No dia em que foi noticiada a morte da compositora russa Sofia Gubaidúlina (1931-2025) —um dos principais nomes da composição musical dos últimos cinquenta anos— a Orquestra Sinfônica do Estado de São Paulo (Osesp) inaugurou sua temporada de assinaturas do ano. A artista havia estado em São Paulo em 2009 como convidada da orquestra, que apresentou um concerto memorável com suas obras.

Com os músicos já posicionados no palco para as grandiosas “Quatro últimas canções” de Richard Strauss (1864-1949), o que se ouviu antes de tudo foi o “Crucifixus”, breve peça para coro “a cappella” do compositor Antonio Lotti (1667-1740), que viveu na Veneza de Vivaldi.

O Coro da Osesp, porém, não estava no palco: com as placas acústicas do teto da parte posterior da Sala São Paulo elevadas, as vozes invisíveis eram ouvidas vindas de cima, entrando pelas laterais, e daí tomando a sala. No palco, ligando céu e chão, o maestro Thierry Fischer se conectava com os cantores através de uma câmera.

Essa união entre tecnologia e conhecimento pleno de todas as possibilidades acústicas da Sala São Paulo é uma das marcas da Osesp madura.

Sem interrupção —e enquanto o teto do fundo da sala era sutilmente movido de volta para baixo— a orquestra atacou a obra derradeira de Strauss, tendo como solista convidada a soprano sul-africana Masabane Cecilia Rangwanasha.

Para quem conhece suas gravações mais recentes, ouvi-la ao vivo é uma experiência imensamente superior. Nenhum exagero nos vibratos, voz com muito corpo e calor, belíssima sustentação nos graves, e o tônus expressivo necessário para reviver os poemas de Hesse e Eichendorff musicados pelo compositor alemão em seu último ano de vida.

Na escalação da Osesp, uma surpresa: a presença do violinista e maestro Cláudio Cruz, que volta a atuar, agora como “spalla convidado”, dividindo a estante com o oficial Emmanuele Baldini. Foi emocionante ouvir o solo de Cruz em “Ao adormecer”, antecipando a melodia cantada em seguida pela soprano: “e minha alma, sem amarras, deseja flutuar com as asas livres para, na esfera mágica da noite, viver uma vida profunda e múltipla”.

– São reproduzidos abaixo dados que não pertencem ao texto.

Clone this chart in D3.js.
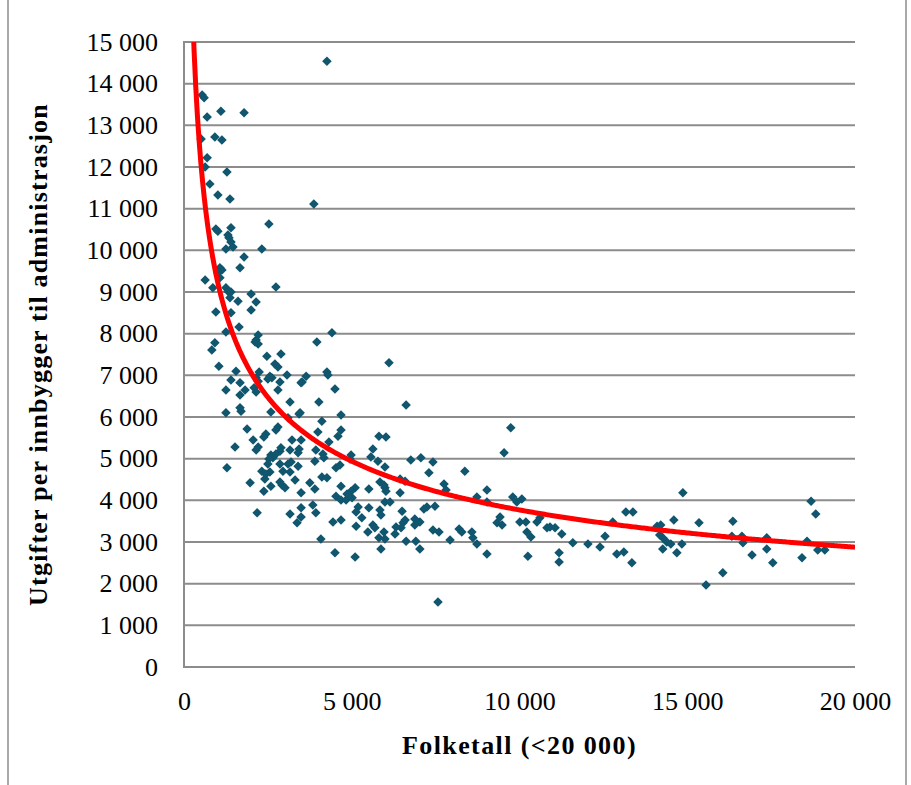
<!DOCTYPE html>
<html>
<head>
<meta charset="utf-8">
<script src="https://cdn.jsdelivr.net/npm/d3@7"></script>
<style>
  body { margin: 0; background: #fff; }
  svg { display: block; font-family: "Liberation Serif", "Times New Roman", serif; }
  .grid line { stroke: #8c8c8c; stroke-width: 2; }
</style>
</head>
<body>
<div id="chart"></div>
<script>
// Folketall (x) and utgifter per innbygger (y).
const population = [
  540, 600, 1100, 1790, 690, 510, 920, 1130, 690, 630, 1280, 770, 1010, 1370, 2530, 950, 1010, 1400, 1310, 1340,
  1400, 1460, 1250, 2320, 1790, 1070, 1130, 1670, 1010, 1070, 630, 860, 2740, 1250, 1310, 1400, 1370, 1610, 2000, 2150,
  950, 1400, 2000, 1640, 1250, 2210, 2150, 2120, 2210, 920, 830, 2470, 2890, 1040, 2710, 2800, 1550, 2240, 3070, 2560,
  2620, 2500, 2150, 2210, 1400, 1670, 2860, 3490, 1820, 1250, 2800, 2090, 2150, 1670, 3160, 1670, 1700, 1250, 2590, 3430,
  3100, 1880, 2800, 2740, 2060, 2440, 2380, 3220, 1520, 2210, 2150, 2890, 2860, 3160, 3430, 3400, 2590, 2650, 2530, 2740,
  3190, 3100, 3400, 2500, 2860, 1280, 2320, 2560, 2950, 3160, 2440, 2410, 1970, 2590, 2860, 2920, 3010, 3310, 2380, 3490,
  2180, 3160, 3490, 3490, 3370, 4260, 3870, 4410, 3960, 6110, 3640, 4260, 4290, 3520, 4500, 4020, 6620, 3460, 4680, 4110,
  4680, 4590, 3990, 3490, 5810, 6020, 4320, 3930, 4140, 5630, 5570, 4980, 4950, 4170, 5780, 6760, 3900, 5990, 4530, 4650,
  4110, 4260, 6440, 3750, 3900, 4680, 5100, 4980, 4860, 4530, 4680, 4830, 5010, 5510, 5840, 5960, 5990, 6020, 6440, 6590,
  3840, 5190, 5130, 5510, 5840, 5870, 5990, 6140, 6500, 3930, 4440, 4680, 5300, 5130, 5630, 5690, 6590, 6530, 6470, 6320,
  6290, 6880, 6880, 5480, 5810, 5960, 5990, 6620, 6910, 4080, 4500, 5100, 5870, 9740, 9540, 7060, 7420, 7300, 8370, 7750,
  7810, 9030, 8730, 9800, 10070, 9030, 9920, 7240, 7150, 7480, 7030, 7420, 7600, 8200, 8280, 8580, 8610, 8730, 7930, 7030,
  9030, 9420, 9330, 9480, 10010, 10190, 10520, 10610, 10820, 10910, 10220, 10340, 10250, 11180, 11180, 7570, 11060, 11260, 11590, 12040,
  12400, 12550, 12780, 12900, 13110, 13170, 13380, 13350, 14100, 14210, 14180, 14270, 14390, 14270, 14510, 14600, 14690, 14840, 14870, 15350,
  15560, 16060, 16360, 16330, 16630, 16660, 16930, 17370, 17370, 17550, 18420, 18570, 18690, 18830, 18890, 19100
];
const spending = [
  13730, 13660, 13340, 13300, 13200, 12670, 12720, 12650, 12220, 12000, 11880, 11590, 11330, 11230, 10630, 10510, 10460, 10540, 10370, 10300,
  10200, 10080, 10030, 10030, 9840, 9580, 9530, 9580, 9460, 9340, 9290, 9100, 9120, 9100, 9020, 9000, 8860, 8780, 8950, 8760,
  8520, 8500, 8570, 8160, 8040, 7970, 7850, 7800, 7750, 7780, 7610, 7460, 7510, 7220, 7270, 7200, 7100, 7080, 7010, 6980,
  6940, 6910, 6940, 6860, 6890, 6820, 6840, 6820, 6650, 6650, 6650, 6700, 6600, 6530, 6360, 6220, 6140, 6100, 6120, 6070,
  5980, 5710, 5760, 5690, 5450, 5590, 5520, 5450, 5280, 5280, 5210, 5260, 5180, 5210, 5230, 5140, 5090, 5020, 4990, 5110,
  4920, 4870, 4820, 4870, 4870, 4780, 4700, 4680, 4700, 4680, 4630, 4510, 4420, 4340, 4440, 4370, 4300, 4490, 4220, 4180,
  3700, 3670, 3820, 3600, 3460, 14540, 11110, 8020, 7800, 7300, 6980, 7080, 7010, 6840, 6670, 6360, 6290, 6100, 6050, 5900,
  5690, 5540, 5640, 5450, 5540, 5520, 5400, 5210, 5110, 5230, 5040, 5090, 4990, 5020, 4940, 4970, 4940, 4800, 4780, 4850,
  4560, 4540, 4510, 4420, 4270, 4340, 4300, 4220, 4150, 4100, 4010, 4010, 4060, 4270, 4440, 4370, 4300, 4220, 4180, 4460,
  3890, 3840, 3720, 3820, 3770, 3650, 3960, 3960, 3740, 3700, 3480, 3530, 3580, 3380, 3410, 3340, 3530, 3460, 3340, 3360,
  3190, 3550, 3410, 3240, 3100, 3240, 3070, 3020, 3020, 3070, 2740, 2640, 2830, 5740, 5140, 5020, 4920, 4660, 4700, 4390,
  4250, 4250, 4080, 4080, 4030, 3960, 3960, 3840, 3790, 3860, 3480, 3290, 3240, 3310, 3240, 3240, 3100, 2950, 3050, 2830,
  2710, 3600, 3460, 3410, 3480, 3480, 3480, 3580, 3340, 3360, 3240, 3120, 2660, 2740, 2520, 1560, 3340, 3190, 2980, 2950,
  2880, 3140, 3480, 2710, 2760, 3720, 3720, 2500, 3380, 3410, 3170, 3100, 3000, 2830, 2950, 3530, 2740, 2950, 4180, 3460,
  1970, 2260, 3500, 3140, 3140, 2980, 2690, 3100, 2830, 2500, 2620, 3020, 3980, 3670, 2810, 2810
];

// Power trendline shown in the chart (y = coef * x^exp).
const trendCoef = 136850;
const trendExp = -0.39;

const xTicks = [0, 5000, 10000, 15000, 20000];
const yTicks = d3.range(0, 15001, 1000);

const xTitle = 'Folketall (<20 000)';
const yTitle = 'Utgifter per innbygger til administrasjon';

const width = 911;
const height = 785;
const margin = {top: 42, right: 56, bottom: 117, left: 184};

// Norwegian style thousands: "15 000".
const label = t => d3.format(',')(t).replace(/,/g, ' ');

let svg = d3.select('#chart')
  .append('svg')
  .attr('width', width)
  .attr('height', height);

// Chart frame (left and right edges, the rest is cropped).
svg.append('g')
  .selectAll('line')
  .data([8, 906])
  .enter()
  .append('line')
    .attr('x1', d => d)
    .attr('x2', d => d)
    .attr('y1', 0)
    .attr('y2', height)
    .attr('stroke', '#8c8c8c')
    .attr('stroke-width', 1.5);

let x = d3.scaleLinear().domain([0, 20000]).range([margin.left, width - margin.right]);
let y = d3.scaleLinear().domain([0, 15000]).range([height - margin.bottom - 1, margin.top]);

// Horizontal gridlines.
svg.append('g')
  .attr('class', 'grid')
  .selectAll('line')
  .data(yTicks)
  .enter()
  .append('line')
    .attr('x1', x(0))
    .attr('x2', x(20000))
    .attr('y1', d => y(d))
    .attr('y2', d => y(d));

// Vertical axis line.
svg.append('line')
  .attr('x1', x(0))
  .attr('x2', x(0))
  .attr('y1', y(15000) - 1)
  .attr('y2', y(0) + 1)
  .attr('stroke', '#8c8c8c')
  .attr('stroke-width', 2);

let yAxis = d3.axisLeft(y)
  .tickValues(yTicks)
  .tickSize(0)
  .tickPadding(26)
  .tickFormat(label);

let xAxis = d3.axisBottom(x)
  .tickValues(xTicks)
  .tickSize(0)
  .tickPadding(25)
  .tickFormat(label);

svg.append('g')
  .attr('transform', `translate(${x(0)},0)`)
  .call(yAxis)
  .attr('font-family', null)
  .attr('font-size', 26)
  .call(g => g.select('.domain').remove())
  .selectAll('text')
    .attr('fill', '#000');

svg.append('g')
  .attr('transform', `translate(0,${y(0)})`)
  .call(xAxis)
  .attr('font-family', null)
  .attr('font-size', 26)
  .call(g => g.select('.domain').remove())
  .selectAll('text')
    .attr('fill', '#000');

// Points.
let pts = d3.range(population.length);
svg.append('g')
  .selectAll('path')
  .data(pts)
  .enter()
  .append('path')
    .attr('d', d3.symbol(d3.symbolDiamond2, 58))
    .attr('transform', i => `translate(${x(population[i])},${y(spending[i])})`)
    .attr('fill', '#0f566e');

svg.append('clipPath')
  .attr('id', 'plot')
  .append('rect')
    .attr('x', x(0))
    .attr('y', y(15000))
    .attr('width', x(20000) - x(0))
    .attr('height', y(0) - y(15000));

let trendX = d3.range(150, 20001, 50);
svg.append('path')
  .datum(trendX)
  .attr('clip-path', 'url(#plot)')
  .attr('fill', 'none')
  .attr('stroke', '#ff0000')
  .attr('stroke-width', 5)
  .attr('d', d3.line().x(d => x(d)).y(d => y(trendCoef * Math.pow(d, trendExp))));

// Axis titles.
svg.append('text')
  .attr('x', (x(0) + x(20000)) / 2)
  .attr('y', 754)
  .attr('text-anchor', 'middle')
  .style('font-size', '26px')
  .style('font-weight', 'bold')
  .style('letter-spacing', '1.4px')
  .text(xTitle);

svg.append('text')
  .attr('transform', `translate(47,${(y(0) + y(15000)) / 2}) rotate(-90)`)
  .attr('text-anchor', 'middle')
  .style('font-size', '26px')
  .style('font-weight', 'bold')
  .style('letter-spacing', '1.2px')
  .text(yTitle);
</script>
</body>
</html>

Após o intervalo veio a “Sinfonia nº5”, de Gustav Mahler (1860-1911), obra composta nos primeiros anos do século 20. A Osesp e seu público acostumaram-se a Mahler na última década, e frequentemente suas sinfonias têm sido escolhidas para os concertos de abertura e/ou encerramento das temporadas.

Mais do que isso, os anos 2010 viram ao menos dois ciclos completos com as nove sinfonias do compositor checo-austríaco, uma delas a cargo de Marin Alsop, que antecedeu Fischer na direção da orquestra, e outra dividida entre diferentes regentes convidados.

Fischer também está fazendo um ciclo completo, mas, pela primeira vez, a Osesp está gravando a integral mahleriana (também a Filarmônica de Minas Gerais está registrando um ciclo com essas obras). Já foram gravadas por Fischer e Osesp as três primeiras sinfonias, e durante esta temporada será a vez da “Quinta” e da “Sexta”.

Há quem não reconheça em Fischer uma “índole mahleriana” típica, mas seu trabalho nesse repertório merece total consideração. Ele jamais busca o efeito fácil: mantém a elegância em meio a caos e recusa toda violência desmedida. Nunca perde o domínio fraseológico —por mais complexo que sejam as interações entre os naipes—, e a equalização sonora é sua obsessão.

Obsessão é também característica do próprio Mahler, que parece escrever e reescrever sua obra na nossa frente, em tempo real, recomeçando sempre e de novo, na busca pela mágica da beleza.

Os metais da Osesp estão em um momento em que a boa forma se alia à experiência: nesta quinta-feira (13) os solos de trompete e trompa foram magníficos. E as cordas são capazes de dezenas de planos de pianos e pianíssimos, como mostraram no famoso “Adagieto”, o quarto e mais famoso movimento da obra, utilizado com gosto pelo cinema —do mais recente “Tár” (2022) ao clássico “Morte em Veneza” (1971).

A sinfonia que começa fúnebre termina para cima e, no fim, na Sala São Paulo lotada, há de se festejar a insubstituível fruição da música acústica ao vivo.